OF: E alguma história curiosa que ficou marcada?
GR: Tem sim, tem histórias de amor, também! O Gabriel F., um ator aqui de Brasília, foi contratado como receptivo uma vez e ficou responsável pelo grupo espanhol Provisional Danza, da coreógrafa Carmen Werner. Na ocasião ele acabou conhecendo o bailarino Igor Calonge e se apaixonaram perdidamente. O Gabriel se mudou pra Espanha, se casaram e vivem em Bilbao há muitos anos. Este ano o Gabriel vem ao Cena com o espetáculo bilíngue Adaptação.
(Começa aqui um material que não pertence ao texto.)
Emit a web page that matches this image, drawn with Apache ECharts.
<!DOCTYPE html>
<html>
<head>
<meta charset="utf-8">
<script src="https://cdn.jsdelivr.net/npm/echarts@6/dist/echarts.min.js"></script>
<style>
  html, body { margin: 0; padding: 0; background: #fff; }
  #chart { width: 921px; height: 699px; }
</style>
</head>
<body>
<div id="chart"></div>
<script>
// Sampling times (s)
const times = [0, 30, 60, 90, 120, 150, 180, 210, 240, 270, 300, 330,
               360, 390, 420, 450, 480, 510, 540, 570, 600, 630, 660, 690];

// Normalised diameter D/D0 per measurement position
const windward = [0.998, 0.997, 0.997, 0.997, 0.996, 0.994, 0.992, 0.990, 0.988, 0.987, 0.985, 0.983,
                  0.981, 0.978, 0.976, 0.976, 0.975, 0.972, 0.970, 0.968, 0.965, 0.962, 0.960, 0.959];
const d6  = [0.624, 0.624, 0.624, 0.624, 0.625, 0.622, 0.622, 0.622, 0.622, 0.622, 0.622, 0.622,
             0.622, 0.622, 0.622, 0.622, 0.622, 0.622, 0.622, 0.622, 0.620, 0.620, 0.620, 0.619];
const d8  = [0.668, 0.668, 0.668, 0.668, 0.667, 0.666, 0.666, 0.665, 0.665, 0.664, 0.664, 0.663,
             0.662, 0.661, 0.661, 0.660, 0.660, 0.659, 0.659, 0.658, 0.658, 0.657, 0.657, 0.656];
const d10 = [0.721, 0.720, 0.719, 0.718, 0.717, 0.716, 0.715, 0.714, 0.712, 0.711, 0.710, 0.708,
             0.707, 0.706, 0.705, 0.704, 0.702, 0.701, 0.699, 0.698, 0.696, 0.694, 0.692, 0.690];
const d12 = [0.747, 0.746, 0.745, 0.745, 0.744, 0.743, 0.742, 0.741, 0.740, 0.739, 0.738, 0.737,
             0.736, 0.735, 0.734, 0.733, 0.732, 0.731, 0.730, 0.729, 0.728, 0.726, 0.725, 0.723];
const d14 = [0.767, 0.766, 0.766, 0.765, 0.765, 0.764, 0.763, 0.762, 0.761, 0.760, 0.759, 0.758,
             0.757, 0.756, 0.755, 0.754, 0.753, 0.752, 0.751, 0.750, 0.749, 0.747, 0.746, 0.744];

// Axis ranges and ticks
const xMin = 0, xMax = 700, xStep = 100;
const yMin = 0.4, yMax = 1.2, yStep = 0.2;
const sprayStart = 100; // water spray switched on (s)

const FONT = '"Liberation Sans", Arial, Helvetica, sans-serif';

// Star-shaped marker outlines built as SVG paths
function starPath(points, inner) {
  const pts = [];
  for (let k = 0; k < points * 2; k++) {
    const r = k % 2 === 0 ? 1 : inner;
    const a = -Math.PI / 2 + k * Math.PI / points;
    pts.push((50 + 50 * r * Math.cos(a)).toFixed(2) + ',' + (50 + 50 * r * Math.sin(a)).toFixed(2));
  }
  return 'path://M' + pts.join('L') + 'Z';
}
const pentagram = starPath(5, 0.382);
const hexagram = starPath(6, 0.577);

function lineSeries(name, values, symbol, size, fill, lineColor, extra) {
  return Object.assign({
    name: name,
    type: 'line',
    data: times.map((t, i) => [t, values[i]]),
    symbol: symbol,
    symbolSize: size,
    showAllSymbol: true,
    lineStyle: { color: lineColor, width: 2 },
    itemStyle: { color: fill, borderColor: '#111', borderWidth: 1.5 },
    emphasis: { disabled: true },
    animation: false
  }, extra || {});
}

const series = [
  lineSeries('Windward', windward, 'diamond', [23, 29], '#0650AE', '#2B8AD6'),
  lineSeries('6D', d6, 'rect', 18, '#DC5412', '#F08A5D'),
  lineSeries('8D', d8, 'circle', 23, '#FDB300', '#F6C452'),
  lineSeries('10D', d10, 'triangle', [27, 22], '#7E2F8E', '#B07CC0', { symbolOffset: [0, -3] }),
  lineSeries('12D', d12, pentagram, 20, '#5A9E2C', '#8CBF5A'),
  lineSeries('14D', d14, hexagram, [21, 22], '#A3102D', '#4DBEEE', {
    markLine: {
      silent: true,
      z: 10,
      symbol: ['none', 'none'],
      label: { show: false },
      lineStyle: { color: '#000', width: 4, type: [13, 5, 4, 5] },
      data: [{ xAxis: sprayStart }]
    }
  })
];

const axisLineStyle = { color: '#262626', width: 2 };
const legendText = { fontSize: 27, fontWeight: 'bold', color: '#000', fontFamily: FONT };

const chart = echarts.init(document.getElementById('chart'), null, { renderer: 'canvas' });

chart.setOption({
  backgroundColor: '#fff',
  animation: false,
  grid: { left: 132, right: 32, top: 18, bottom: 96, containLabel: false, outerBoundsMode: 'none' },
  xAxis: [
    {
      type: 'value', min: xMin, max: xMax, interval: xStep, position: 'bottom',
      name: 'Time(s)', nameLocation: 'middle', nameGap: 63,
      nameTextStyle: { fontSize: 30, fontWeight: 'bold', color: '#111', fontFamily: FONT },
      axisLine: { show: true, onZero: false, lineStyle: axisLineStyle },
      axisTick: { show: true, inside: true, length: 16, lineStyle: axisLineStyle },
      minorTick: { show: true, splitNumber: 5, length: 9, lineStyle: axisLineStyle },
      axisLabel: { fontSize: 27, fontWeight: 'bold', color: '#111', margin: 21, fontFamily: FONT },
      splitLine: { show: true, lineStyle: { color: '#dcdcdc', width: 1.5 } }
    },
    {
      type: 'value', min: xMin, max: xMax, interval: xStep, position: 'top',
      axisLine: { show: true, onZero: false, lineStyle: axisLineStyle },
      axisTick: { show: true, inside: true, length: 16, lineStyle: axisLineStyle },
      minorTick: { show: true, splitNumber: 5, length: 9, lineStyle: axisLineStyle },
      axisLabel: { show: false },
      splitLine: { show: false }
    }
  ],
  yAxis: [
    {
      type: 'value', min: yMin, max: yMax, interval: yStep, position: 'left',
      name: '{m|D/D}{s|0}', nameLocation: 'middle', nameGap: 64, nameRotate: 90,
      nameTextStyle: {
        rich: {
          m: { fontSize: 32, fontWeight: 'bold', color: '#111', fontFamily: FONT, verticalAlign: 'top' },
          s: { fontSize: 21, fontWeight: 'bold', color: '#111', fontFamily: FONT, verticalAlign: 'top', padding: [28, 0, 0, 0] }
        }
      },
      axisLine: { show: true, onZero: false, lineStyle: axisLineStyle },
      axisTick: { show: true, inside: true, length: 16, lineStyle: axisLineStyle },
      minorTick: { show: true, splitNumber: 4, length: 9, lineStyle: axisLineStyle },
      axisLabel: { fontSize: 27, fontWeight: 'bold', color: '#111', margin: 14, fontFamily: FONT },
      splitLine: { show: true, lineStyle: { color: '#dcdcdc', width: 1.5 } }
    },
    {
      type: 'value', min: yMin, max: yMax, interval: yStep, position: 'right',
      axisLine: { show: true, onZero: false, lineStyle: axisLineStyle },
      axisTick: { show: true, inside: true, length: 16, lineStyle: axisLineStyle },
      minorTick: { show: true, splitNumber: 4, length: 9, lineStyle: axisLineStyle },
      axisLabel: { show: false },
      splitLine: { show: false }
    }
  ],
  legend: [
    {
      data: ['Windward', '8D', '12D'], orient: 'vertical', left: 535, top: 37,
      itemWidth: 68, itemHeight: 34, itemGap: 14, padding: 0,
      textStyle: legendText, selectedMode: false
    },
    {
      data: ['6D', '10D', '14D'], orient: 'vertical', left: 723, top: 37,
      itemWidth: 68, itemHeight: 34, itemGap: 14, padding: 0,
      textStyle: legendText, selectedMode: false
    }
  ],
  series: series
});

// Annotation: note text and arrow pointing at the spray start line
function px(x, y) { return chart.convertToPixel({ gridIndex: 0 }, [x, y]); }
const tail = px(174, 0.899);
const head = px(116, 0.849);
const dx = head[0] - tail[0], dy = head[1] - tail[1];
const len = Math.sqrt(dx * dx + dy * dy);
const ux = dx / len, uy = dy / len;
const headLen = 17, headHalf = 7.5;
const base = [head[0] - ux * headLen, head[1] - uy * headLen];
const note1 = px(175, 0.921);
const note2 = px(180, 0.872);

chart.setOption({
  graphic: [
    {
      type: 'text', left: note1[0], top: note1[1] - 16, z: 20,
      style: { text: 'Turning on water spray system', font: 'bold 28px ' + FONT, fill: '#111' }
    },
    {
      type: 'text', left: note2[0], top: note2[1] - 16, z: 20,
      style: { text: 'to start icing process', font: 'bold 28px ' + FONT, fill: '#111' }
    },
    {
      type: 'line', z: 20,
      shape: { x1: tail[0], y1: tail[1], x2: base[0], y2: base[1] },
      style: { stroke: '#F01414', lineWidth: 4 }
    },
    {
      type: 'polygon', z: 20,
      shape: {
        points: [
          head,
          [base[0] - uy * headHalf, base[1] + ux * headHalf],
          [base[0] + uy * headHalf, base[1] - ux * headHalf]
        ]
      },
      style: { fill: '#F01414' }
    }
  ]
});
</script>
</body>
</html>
Muito legal!
OF: Maior satisfação desses anos de Cena...
GR: Eu tenho todo ano. Dá um trabalho do cão! Quando começa o festival a equipe toda já está muito cansada. Temos uma equipe pequena, mas de muita qualidade e que faz o festival nos últimos oito anos juntos. Mas a satisfação de ver os espetáculos acontecendo, as salas lotadas, a repercussão que gera na cidade, o carinho que a cidade tem pelo festival é uma satisfação enorme. Então todo ano eu tenho esse orgasmo festivaleiro!
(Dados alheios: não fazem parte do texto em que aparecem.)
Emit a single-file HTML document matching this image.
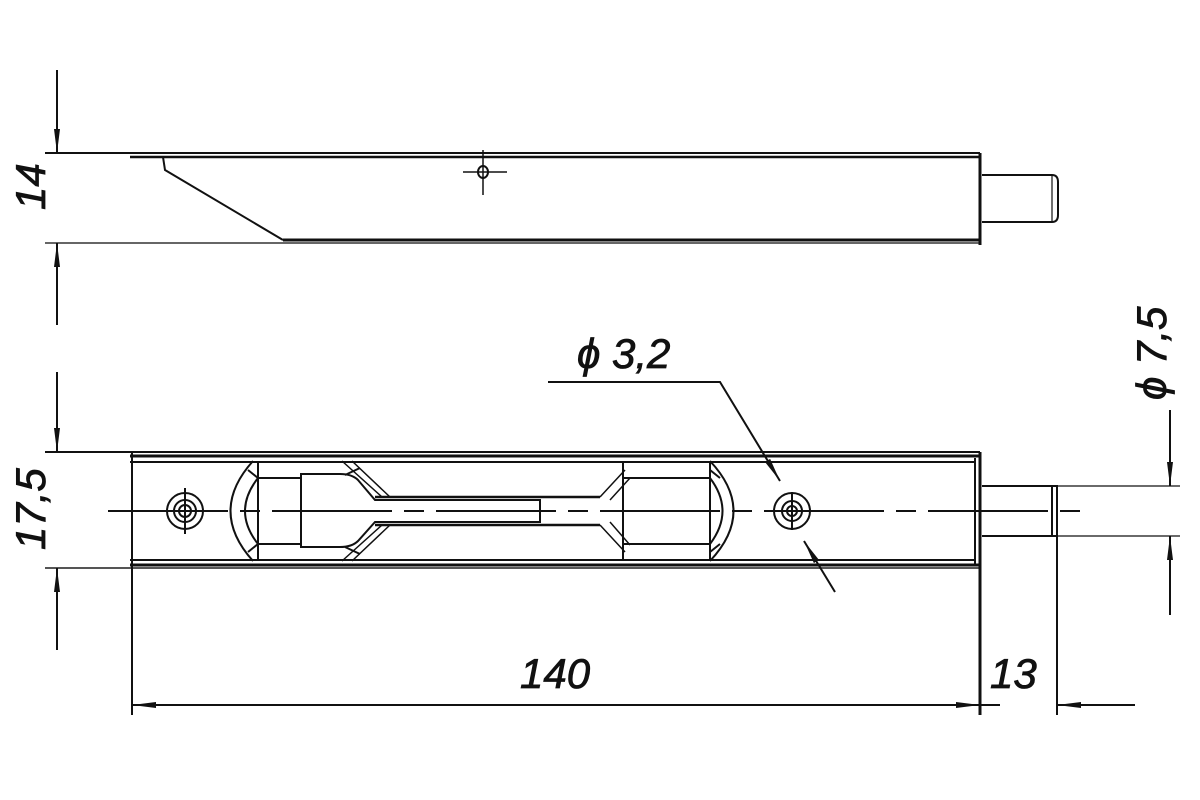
<!DOCTYPE html>
<html><head><meta charset="utf-8"><style>body{margin:0;background:#fff}svg{display:block}text{font-family:"Liberation Sans",sans-serif;font-style:italic;fill:#111}</style></head><body>
<svg width="1200" height="800" viewBox="0 0 1200 800" xmlns="http://www.w3.org/2000/svg">
<defs>
<marker id="a" markerWidth="24" markerHeight="8" refX="24" refY="4" orient="auto" markerUnits="userSpaceOnUse"><path d="M0,1 L24,4 L0,7 Z" fill="#111"/></marker>
</defs>
<g stroke="#111" fill="none" stroke-width="2">
<!-- top view -->
<line x1="45" y1="153" x2="980" y2="153"/>
<line x1="130" y1="157" x2="980" y2="157" stroke-width="2.5"/>
<polyline points="163,157 165,170 283,240"/>
<line x1="283" y1="240" x2="980" y2="240" stroke-width="3"/>
<line x1="45" y1="243" x2="980" y2="243" stroke="#666"/>
<line x1="980" y1="153" x2="980" y2="245" stroke-width="3"/>
<path d="M982,175 H1052 Q1058,175 1058,182 V215 Q1058,222 1052,222 H982"/>
<line x1="1052" y1="175" x2="1052" y2="222" stroke-width="1.2"/>
<line x1="483" y1="150" x2="483" y2="195" stroke-width="1.5"/>
<line x1="463" y1="172" x2="507" y2="172" stroke-width="1.5"/>
<ellipse cx="483" cy="172" rx="5" ry="6"/>
<!-- 14 dim -->
<line x1="57" y1="70" x2="57" y2="153" marker-end="url(#a)"/>
<line x1="57" y1="325" x2="57" y2="243" marker-end="url(#a)"/>
<!-- bottom view -->
<line x1="45" y1="452" x2="980" y2="452"/>
<line x1="130" y1="456" x2="980" y2="456" stroke-width="3"/>
<line x1="130" y1="462" x2="975" y2="462"/>
<line x1="130" y1="560" x2="975" y2="560"/>
<line x1="130" y1="565" x2="980" y2="565" stroke-width="3"/>
<line x1="45" y1="568" x2="980" y2="568" stroke="#555"/>
<line x1="132" y1="452" x2="132" y2="715"/>
<line x1="975" y1="458" x2="975" y2="566"/>
<line x1="980" y1="452" x2="980" y2="715" stroke-width="3"/>
<line x1="108" y1="511" x2="1080" y2="511" stroke-dasharray="120,12,20,12"/>
<!-- left hole -->
<circle cx="185" cy="511" r="18"/><circle cx="185" cy="511" r="11"/><circle cx="185" cy="511" r="6"/>
<line x1="185" y1="488" x2="185" y2="534"/>
<!-- left arc piece -->
<path d="M253,461 Q208,511 253,561"/>
<path d="M258,478 Q232,511 258,544"/>
<line x1="258" y1="461" x2="258" y2="561"/>
<line x1="248" y1="470" x2="258" y2="478"/><line x1="248" y1="552" x2="258" y2="544"/>
<line x1="258" y1="478" x2="300" y2="478"/><line x1="258" y1="544" x2="300" y2="544"/>
<!-- slider -->
<path d="M301,474 H340 Q352,474 358,480 L375,500 H540 V522 H375 L358,541 Q352,547 340,547 H301 Z"/>
<path d="M342,461 L382,497 M352,461 L390,497 M342,561 L382,525 M352,561 L390,525" stroke-width="1.5"/>
<line x1="345" y1="475" x2="360" y2="468"/><line x1="345" y1="547" x2="360" y2="554"/>
<line x1="375" y1="497" x2="600" y2="497" stroke-width="2.5"/>
<line x1="375" y1="525" x2="600" y2="525" stroke-width="2.5"/>
<!-- right fork -->
<path d="M600,497 L625,470 M610,500 L630,478 M600,525 L625,552 M610,522 L630,545" stroke-width="1.5"/>
<line x1="623" y1="461" x2="623" y2="561"/>
<line x1="623" y1="478" x2="710" y2="478"/><line x1="623" y1="544" x2="710" y2="544"/>
<path d="M710,461 Q757,511 710,561"/>
<path d="M710,478 Q735,511 710,544"/>
<line x1="710" y1="461" x2="710" y2="561"/>
<line x1="710" y1="470" x2="720" y2="478"/><line x1="710" y1="552" x2="720" y2="544"/>
<!-- right hole -->
<circle cx="792" cy="511" r="18"/><circle cx="792" cy="511" r="10"/><circle cx="792" cy="511" r="5"/>
<line x1="792" y1="492" x2="792" y2="530"/>
<!-- pin -->
<path d="M982,486 H1057 V536 H982"/>
<line x1="1052" y1="486" x2="1052" y2="536"/>
<line x1="1057" y1="486" x2="1180" y2="486" stroke-width="1.2"/>
<line x1="1057" y1="536" x2="1180" y2="536" stroke-width="1.2"/>
<line x1="1057" y1="536" x2="1057" y2="715"/>
<!-- 17.5 dim -->
<line x1="57" y1="372" x2="57" y2="452" marker-end="url(#a)"/>
<line x1="57" y1="650" x2="57" y2="568" marker-end="url(#a)"/>
<!-- 7.5 dim -->
<line x1="1170" y1="410" x2="1170" y2="486" marker-end="url(#a)"/>
<line x1="1170" y1="615" x2="1170" y2="536" marker-end="url(#a)"/>
<!-- 140 -->
<line x1="555" y1="705" x2="132" y2="705" marker-end="url(#a)"/>
<line x1="555" y1="705" x2="980" y2="705" marker-end="url(#a)"/>
<line x1="1135" y1="705" x2="1057" y2="705" marker-end="url(#a)"/>
<line x1="980" y1="705" x2="1000" y2="705"/>
<!-- 3.2 leader -->
<polyline points="548,382 720,382 780,481" marker-end="url(#a)"/>
<line x1="835" y1="592" x2="804" y2="541" marker-end="url(#a)"/>
</g>
<g stroke="#111" stroke-width="0.8">
<text x="520" y="688" font-size="42">140</text>
<text x="990" y="688" font-size="42">13</text>
<text x="577" y="368" font-size="42">ϕ 3,2</text>
<text transform="translate(45,210) rotate(-90)" font-size="42">14</text>
<text transform="translate(45,550) rotate(-90)" font-size="42">17,5</text>
<text transform="translate(1166,400) rotate(-90)" font-size="42">ϕ 7,5</text>
</g>
</svg>
</body></html>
OF: Você contou vários apertos que passou e ainda bem que se salvou de todos! Nós do OF presenciamos um de seus maiores apertos. Foi em 2006, no espetáculo Arena conta Danton*, da Cibele Forjaz, quando seu nome foi sorteado para a guilhotina e foi uma farra no teatro com as pessoas gritando “Mata! Mata!”, mas você teve muita sorte porque alguém do público gritou a seu favor e você foi poupado da sentença de morte!
GR: (Muitos risos). Que bom! Fui salvo da guilhotina do Danton! (Risos).
*O espetáculo, da Cia. Livre, discute a “ditadura da violência”, a partir do conflito entre os dois famosos revolucionários franceses Danton e Robespierre. Enquanto o primeiro pedia moderação no período do Terror (set. de 1793 a jul. de 1794) o segundo incitava o combate duro aos inimigos. Na discordância e luta pelo poder Danton acabou sendo guilhotinado. O espetáculo, por sua vez, recebia o público pedindo aos espectadores que escrevessem em bonequinhos de papel nomes daqueles que deveriam ser executados em prol da revolução, por uma guilhotina de papel.